Existing physics-driven human motion generation methods rely heavily on physics simulators, resulting in high inference costs and poor parallelizability. Method: We propose SimDiff—the first framework that directly embeds environmental physical parameters (e.g., gravity, wind force) into the denoising network of a diffusion model, and uniquely formulates simulator-based motion projection as a differentiable guidance signal within the diffusion process, supporting both classifier-free and classifier-guided sampling. Contribution/Results: This design eliminates simulator calls during inference, drastically improving efficiency while enabling fine-grained control over physical parameters and strong generalization to unseen physical environments. Experiments demonstrate that SimDiff generates high-fidelity, physically plausible human motion across diverse physical scenarios, achieves several-fold speedup in inference, and preserves both motion naturalness and dynamical consistency.

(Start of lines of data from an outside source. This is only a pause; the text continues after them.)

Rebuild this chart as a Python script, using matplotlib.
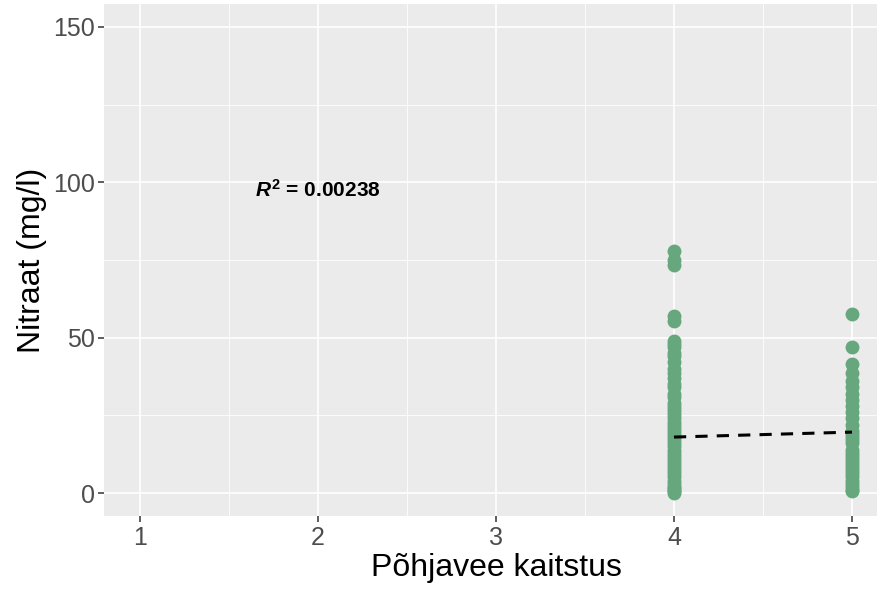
import matplotlib.pyplot as plt
from matplotlib.ticker import MultipleLocator

plt.rcParams['font.family'] = ['Liberation Sans', 'DejaVu Sans']
plt.rcParams['mathtext.fontset'] = 'custom'
plt.rcParams['mathtext.it'] = 'Liberation Sans:bold:italic'
plt.rcParams['mathtext.rm'] = 'Liberation Sans:bold'

# point values
kaitstus_4 = [78, 75, 73.5, 57, 55.5, 49, 48, 47, 45, 44, 42, 40, 38.5, 37, 35, 34,
              32, 31, 29, 28, 27, 26, 25, 24, 23, 22, 21, 20, 19, 18, 17, 16, 15,
              14, 13, 12, 11, 10, 9, 8, 7, 6, 5, 4, 3, 2, 1.5, 1, 0.5, 0]
kaitstus_5 = [57.5, 47, 41.5, 38.5, 36, 34, 32, 30, 28, 26, 24, 22, 20, 19, 18, 17,
              16, 14, 13, 12, 11, 10, 9, 8, 7, 6, 5, 4, 3, 2, 1, 0.5]

# fitted line end points and its label
fit_x = [4, 5]
fit_y = [18.0, 19.6]
r2_label = r'$R^2$ = 0.00238'

x_ticks = [1, 2, 3, 4, 5]
y_ticks = [0, 50, 100, 150]

fig = plt.figure(figsize=(8.78, 5.96), dpi=100)
ax = fig.add_axes([0.1189, 0.1337, 0.892, 0.8603])
ax.set_facecolor('#EBEBEB')

xs = [4] * len(kaitstus_4) + [5] * len(kaitstus_5)
ys = kaitstus_4 + kaitstus_5
ax.scatter(xs, ys, s=100, color='#67A77D', linewidths=0, zorder=3)
ax.plot(fit_x, fit_y, color='black', linestyle=(0, (4, 3)), linewidth=2.2, zorder=4)
ax.text(2.0, 97.5, r2_label, fontsize=15, fontweight='bold', ha='center', va='center', zorder=5)

ax.set_xlim(0.8, 5.2)
ax.set_ylim(-7.5, 157.5)
ax.set_xticks(x_ticks)
ax.set_yticks(y_ticks)
ax.xaxis.set_minor_locator(MultipleLocator(0.5))
ax.yaxis.set_minor_locator(MultipleLocator(25))

ax.grid(which='major', color='white', linewidth=1.2, zorder=0)
ax.grid(which='minor', color='white', linewidth=0.6, zorder=0)
ax.set_axisbelow(True)
for sp in ax.spines.values():
    sp.set_visible(False)

ax.tick_params(which='major', length=4, width=1.1, color='#333333', labelcolor='#4D4D4D',
               labelsize=18, pad=3)
ax.tick_params(which='minor', length=0)

ax.set_xlabel('Põhjavee kaitstus', fontsize=23, labelpad=2)
ax.set_ylabel('Nitraat (mg/l)', fontsize=23, labelpad=4)

fig.savefig('out.png', dpi=100)
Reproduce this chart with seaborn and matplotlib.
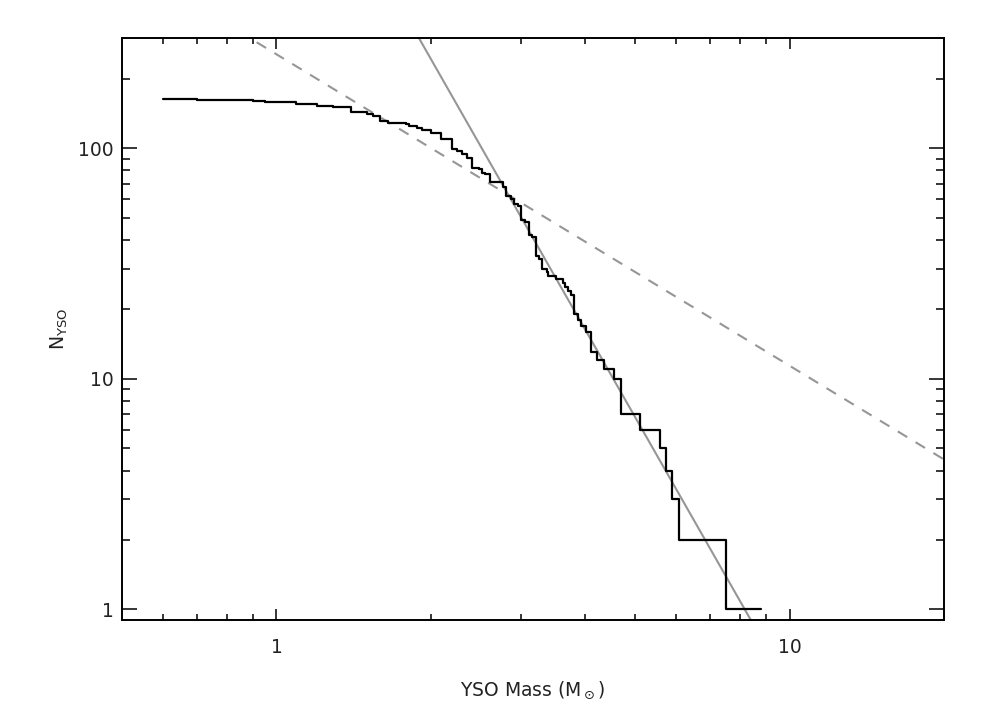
import numpy as np
import pandas as pd
import matplotlib
matplotlib.use("Agg")
import matplotlib.pyplot as plt
import matplotlib.ticker as mticker
import seaborn as sns

# ---- data ----
# cumulative YSO count N(>=M): step positions (mass) and count after each step
step_mass = [0.60, 0.70, 0.85, 0.90, 0.95, 1.02, 1.09, 1.20, 1.29, 1.40,
             1.50, 1.54, 1.59, 1.65, 1.79, 1.81, 1.88, 1.92, 2.00, 2.09,
             2.20, 2.25, 2.30, 2.35, 2.40, 2.48, 2.51, 2.55, 2.605, 2.77,
             2.80, 2.86, 2.91, 2.95, 3.00, 3.05, 3.10, 3.15, 3.20, 3.25,
             3.30, 3.36, 3.39, 3.51, 3.62, 3.65, 3.70, 3.75, 3.80, 3.87,
             3.93, 4.02, 4.10, 4.21, 4.35, 4.55, 4.70, 5.10, 5.60, 5.75,
             5.89, 6.09, 7.51, 8.78]
step_count = [163, 162, 161, 160, 159, 158, 156, 152, 150, 143,
              140, 138, 131, 129, 127, 125, 122, 120, 116, 110,
              99, 97, 94, 91, 82, 81, 78, 77, 71, 68,
              62, 60, 57, 56, 49, 48, 42, 41, 34, 33,
              30, 29, 28, 27, 26, 25, 24, 23, 19, 18,
              17, 16, 13, 12, 11, 10, 7, 6, 5, 4,
              3, 2, 1, 1]

# power-law fits (N = norm * M^slope)
steep_slope, steep_norm = -3.9, 3630.0
salp_slope, salp_norm = -1.35, 255.0

x_ticks = [1, 10]
x_minor = [0.6, 0.7, 0.8, 0.9, 2, 3, 4, 5, 6, 7, 8, 9]
y_ticks = [1, 10, 100]
y_minor = [2, 3, 4, 5, 6, 7, 8, 9, 20, 30, 40, 50, 60, 70, 80, 90, 200]

x_label = r"YSO Mass (M$_\odot$)"
y_label = r"N$_{\rm YSO}$"

# ---- plotting ----
sns.set_theme(style="ticks")
plt.rcParams["font.family"] = ["DejaVu Sans"]
plt.rcParams["mathtext.fontset"] = "dejavusans"

fig = plt.figure(figsize=(9.81, 7.01), dpi=100)
ax = fig.add_axes([122 / 981, 1 - 620 / 701, (944 - 122) / 981, (620 - 38) / 701])

ax.set_xscale("log")
ax.set_yscale("log")
ax.set_xlim(0.5, 20)
ax.set_ylim(0.9, 300)

fit_m = np.array([0.5, 20.0])
fits = pd.DataFrame({
    "m": np.concatenate([fit_m, fit_m]),
    "n": np.concatenate([steep_norm * fit_m ** steep_slope, salp_norm * fit_m ** salp_slope]),
    "fit": ["steep"] * 2 + ["salpeter"] * 2,
})
gray = "#969696"
sns.lineplot(data=fits[fits.fit == "steep"], x="m", y="n", ax=ax, color=gray,
             lw=1.5, estimator=None, sort=False)
sns.lineplot(data=fits[fits.fit == "salpeter"], x="m", y="n", ax=ax, color=gray,
             lw=1.5, estimator=None, sort=False, dashes=False)
ax.lines[-1].set_dashes([5.3, 4.7])

steps = pd.DataFrame({"m": step_mass, "n": step_count})
sns.lineplot(data=steps, x="m", y="n", ax=ax, color="black", lw=1.6,
             drawstyle="steps-post", estimator=None, sort=False)

ax.xaxis.set_major_locator(mticker.FixedLocator(x_ticks))
ax.xaxis.set_minor_locator(mticker.FixedLocator(x_minor))
ax.yaxis.set_major_locator(mticker.FixedLocator(y_ticks))
ax.yaxis.set_minor_locator(mticker.FixedLocator(y_minor))
ax.xaxis.set_major_formatter(mticker.FixedFormatter([str(t) for t in x_ticks]))
ax.yaxis.set_major_formatter(mticker.FixedFormatter([str(t) for t in y_ticks]))
ax.xaxis.set_minor_formatter(mticker.NullFormatter())
ax.yaxis.set_minor_formatter(mticker.NullFormatter())

ax.tick_params(which="both", direction="in", top=True, right=True, color="black",
               labelcolor="#222222", labelsize=13.5, width=1.1)
ax.tick_params(axis="x", which="major", length=8, pad=13)
ax.tick_params(axis="x", which="minor", length=4)
ax.tick_params(axis="y", which="major", length=11, pad=6)
ax.tick_params(axis="y", which="minor", length=5.8)

for s in ax.spines.values():
    s.set_visible(True)
    s.set_color("black")
    s.set_linewidth(1.4)

ax.set_xlabel(x_label, fontsize=13.5, color="#222222", labelpad=16)
ax.set_ylabel(y_label, fontsize=13.5, color="#222222", labelpad=6)
ax.grid(False)
ax.set_facecolor("white")
fig.patch.set_facecolor("white")

fig.savefig("out.png", dpi=100)
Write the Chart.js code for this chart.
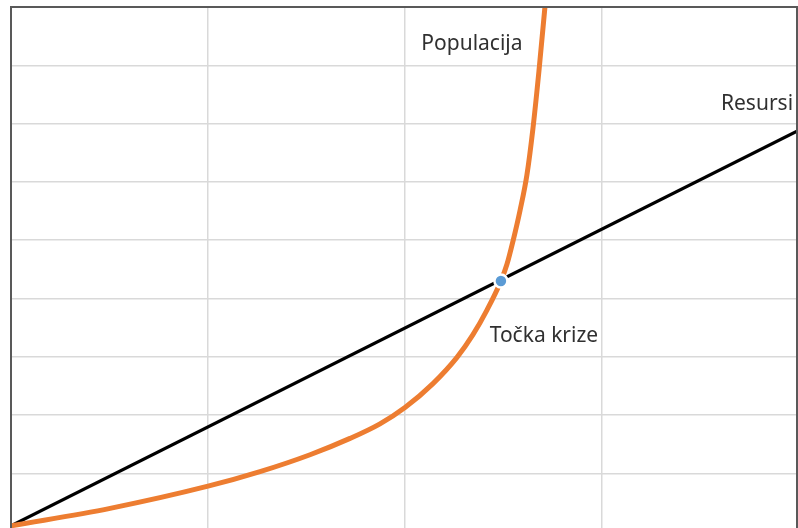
<!DOCTYPE html>
<html>
<head>
<meta charset="utf-8">
<script src="https://cdn.jsdelivr.net/npm/chart.js@4"></script>
<style>
  html, body { margin: 0; padding: 0; background: #fff; overflow: hidden; }
  #wrap { width: 798px; height: 528px; }
</style>
</head>
<body>
<div id="wrap"><canvas id="chart"></canvas></div>
<script>
// resources: straight line
const resursiX = [0, 3.99];
const resursiY = [0.1, 6.87];

// population: slow growth, then explodes
const populacijaX = [0, 0.503, 1.0, 1.264, 1.518, 1.721, 1.873, 2.0, 2.142, 2.264, 2.345, 2.416, 2.487, 2.518, 2.548, 2.584, 2.619, 2.650, 2.680, 2.711];
const populacijaY = [0.1, 0.40, 0.78, 1.03, 1.32, 1.60, 1.85, 2.13, 2.54, 2.99, 3.38, 3.80, 4.30, 4.59, 4.98, 5.51, 6.12, 6.93, 7.90, 9.02];

// crisis point
const krizaX = [2.487];
const krizaY = [4.30];

// text labels: [text, x, y (baseline), align]
const labels = [
    ['Populacija', 2.34, 8.26, 'center'],
    ['Resursi', 3.97, 7.24, 'right'],
    ['Točka krize', 2.43, 3.25, 'left']
];

const toPoints = (xs, ys) => xs.map((x, i) => ({ x: x, y: ys[i] }));

const frame = {
    id: 'frame',
    afterDraw(chart) {
        const ctx = chart.ctx;
        const a = chart.chartArea;
        const xs = chart.scales.x, ys = chart.scales.y;
        ctx.save();
        ctx.strokeStyle = '#595959';
        ctx.lineWidth = 2;
        ctx.beginPath();
        ctx.moveTo(a.left, a.bottom);
        ctx.lineTo(a.left, a.top);
        ctx.lineTo(a.right, a.top);
        ctx.lineTo(a.right, a.bottom);
        ctx.stroke();

        ctx.font = '21px "Noto Sans"';
        ctx.fillStyle = '#303030';
        ctx.textBaseline = 'alphabetic';
        labels.forEach(l => {
            ctx.textAlign = l[3];
            ctx.fillText(l[0], xs.getPixelForValue(l[1]), ys.getPixelForValue(l[2]));
        });
        ctx.restore();
    }
};

new Chart(document.getElementById('chart'), {
    type: 'scatter',
    data: {
        datasets: [
            {
                label: 'Točka krize',
                data: toPoints(krizaX, krizaY),
                pointRadius: 6.5,
                pointBackgroundColor: '#5b9bd5',
                pointBorderColor: '#ffffff',
                pointBorderWidth: 2.5,
                order: 0
            },
            {
                label: 'Resursi',
                data: toPoints(resursiX, resursiY),
                showLine: true,
                borderColor: '#000000',
                borderWidth: 3.2,
                pointRadius: 0,
                order: 2
            },
            {
                label: 'Populacija',
                data: toPoints(populacijaX, populacijaY),
                showLine: true,
                cubicInterpolationMode: 'monotone',
                borderColor: '#ed7d31',
                borderWidth: 5,
                pointRadius: 0,
                order: 1
            }
        ]
    },
    options: {
        responsive: true,
        maintainAspectRatio: false,
        animation: false,
        layout: { autoPadding: false, padding: { left: 11, top: 7, right: 1, bottom: 0 } },
        plugins: {
            legend: { display: false },
            tooltip: { enabled: false }
        },
        scales: {
            x: {
                type: 'linear',
                min: 0,
                max: 3.99,
                ticks: { display: false, stepSize: 1 },
                grid: { color: '#d9d9d9', lineWidth: 1.5, drawTicks: false },
                border: { display: false },
                afterBuildTicks: s => { s.ticks = s.ticks.filter(t => Number.isInteger(t.value)); }
            },
            y: {
                min: 0.063,
                max: 9,
                ticks: { display: false, stepSize: 1 },
                grid: { color: '#d9d9d9', lineWidth: 1.5, drawTicks: false },
                border: { display: false },
                afterBuildTicks: s => { s.ticks = s.ticks.filter(t => Number.isInteger(t.value)); }
            }
        }
    },
    plugins: [frame]
});
</script>
</body>
</html>
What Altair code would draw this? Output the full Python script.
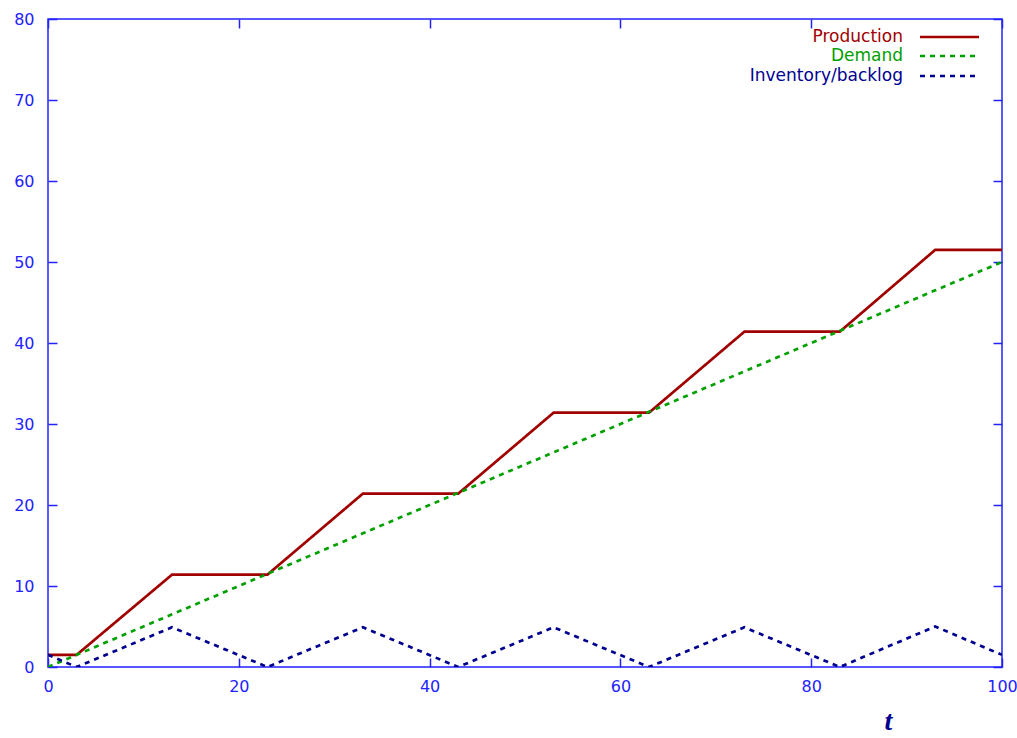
import altair as alt
import pandas as pd

# Time knots where the curves change slope, and the values read at each knot
t_knots = [0, 3, 13, 23, 33, 43, 53, 63, 73, 83, 93, 100]
production = [1.5, 1.5, 11.4, 11.4, 21.4, 21.4, 31.4, 31.4, 41.4, 41.4, 51.5, 51.5]
demand = [0, 1.5, 6.5, 11.5, 16.5, 21.5, 26.5, 31.5, 36.5, 41.5, 46.5, 50]
inventory = [1.5, 0, 4.9, 0, 4.9, 0, 4.9, 0, 4.9, 0, 5.0, 1.5]

series_names = ["Production", "Demand", "Inventory/backlog"]
series_values = [production, demand, inventory]
series_colors = ["#a00000", "#00a000", "#000090"]
series_dash = [[1, 0], [5, 5], [5, 5]]

x_ticks = [0, 20, 40, 60, 80, 100]
y_ticks = [0, 10, 20, 30, 40, 50, 60, 70, 80]

AXIS_BLUE = "#2222ff"
FONT = "DejaVu Sans"
W, H = 954, 648

x_scale = alt.Scale(domain=[0, 100], nice=False, zero=False)
y_scale = alt.Scale(domain=[0, 80], nice=False, zero=False)

common = dict(domain=False, grid=False, tickSize=9, tickWidth=1.5,
              tickColor=AXIS_BLUE, offset=-9, labelFlush=False,
              labelOverlap=False)

bottom_axis = alt.Axis(orient="bottom", values=x_ticks, labelColor=AXIS_BLUE,
                       labelFont=FONT, labelFontSize=16, labelPadding=11,
                       title="t", titleFont="Liberation Serif", titleFontSize=28,
                       titleFontStyle="italic", titleFontWeight="bold",
                       titleColor="#000090", titleX=840, titleY=71,
                       titleAlign="center", titleBaseline="alphabetic",
                       **common)
left_axis = alt.Axis(orient="left", values=y_ticks, labelColor=AXIS_BLUE,
                     labelFont=FONT, labelFontSize=16, labelPadding=14,
                     title=None, **common)
top_axis = alt.Axis(orient="top", values=x_ticks, labels=False, title=None, **common)
right_axis = alt.Axis(orient="right", values=y_ticks, labels=False, title=None, **common)

axes_for_layer = [(bottom_axis, left_axis), (top_axis, right_axis), (None, None)]

layers = []
for name, vals, color, dash, (ax_x, ax_y) in zip(series_names, series_values,
                                                  series_colors, series_dash,
                                                  axes_for_layer):
    df = pd.DataFrame({"t": t_knots, "v": vals})
    layers.append(
        alt.Chart(df).mark_line(color=color, strokeWidth=2.7, strokeDash=dash,
                                clip=True)
        .encode(x=alt.X("t:Q", scale=x_scale, axis=ax_x),
                y=alt.Y("v:Q", scale=y_scale, axis=ax_y))
    )

# Key in the upper right corner: label on the left, line sample on the right
one_row = pd.DataFrame({"k": [0]})
key_rows = [18, 37, 57]
for name, color, dash, ky in zip(series_names, series_colors, series_dash, key_rows):
    layers.append(
        alt.Chart(one_row).mark_text(text=name, color=color, font=FONT, fontSize=17,
                                     align="right", baseline="middle")
        .encode(x=alt.value(855), y=alt.value(ky))
    )
    layers.append(
        alt.Chart(one_row).mark_rule(color=color, strokeWidth=2.7, strokeDash=dash)
        .encode(x=alt.value(872), x2=alt.value(931), y=alt.value(ky))
    )

chart = (
    alt.layer(*layers)
    .resolve_axis(x="independent", y="independent")
    .properties(width=W, height=H,
                padding={"left": 48, "top": 19, "right": 15, "bottom": 71},
                autosize=alt.AutoSizeParams(type="none"),
                background="white")
    .configure_view(stroke=AXIS_BLUE, strokeWidth=1.5)
)

chart.save("out.html", embed_options={"renderer": "svg", "actions": False})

Generating physically plausible human motion is crucial for applications such as character animation and virtual reality. Existing approaches often incorporate a simulator-based motion projection layer to the diffusion process to enforce physical plausibility. However, such methods are computationally expensive due to the sequential nature of the simulator, which prevents parallelization. We show that simulator-based motion projection can be interpreted as a form of guidance, either classifier-based or classifier-free, within the diffusion process. Building on this insight, we propose SimDiff, a Simulator-constrained Diffusion Model that integrates environment parameters (e.g., gravity, wind) directly into the denoising process. By conditioning on these parameters, SimDiff generates physically plausible motions efficiently, without repeated simulator calls at inference, and also provides fine-grained control over different physical coefficients. Moreover, SimDiff successfully generalizes to unseen combinations of environmental parameters, demonstrating compositional generalization.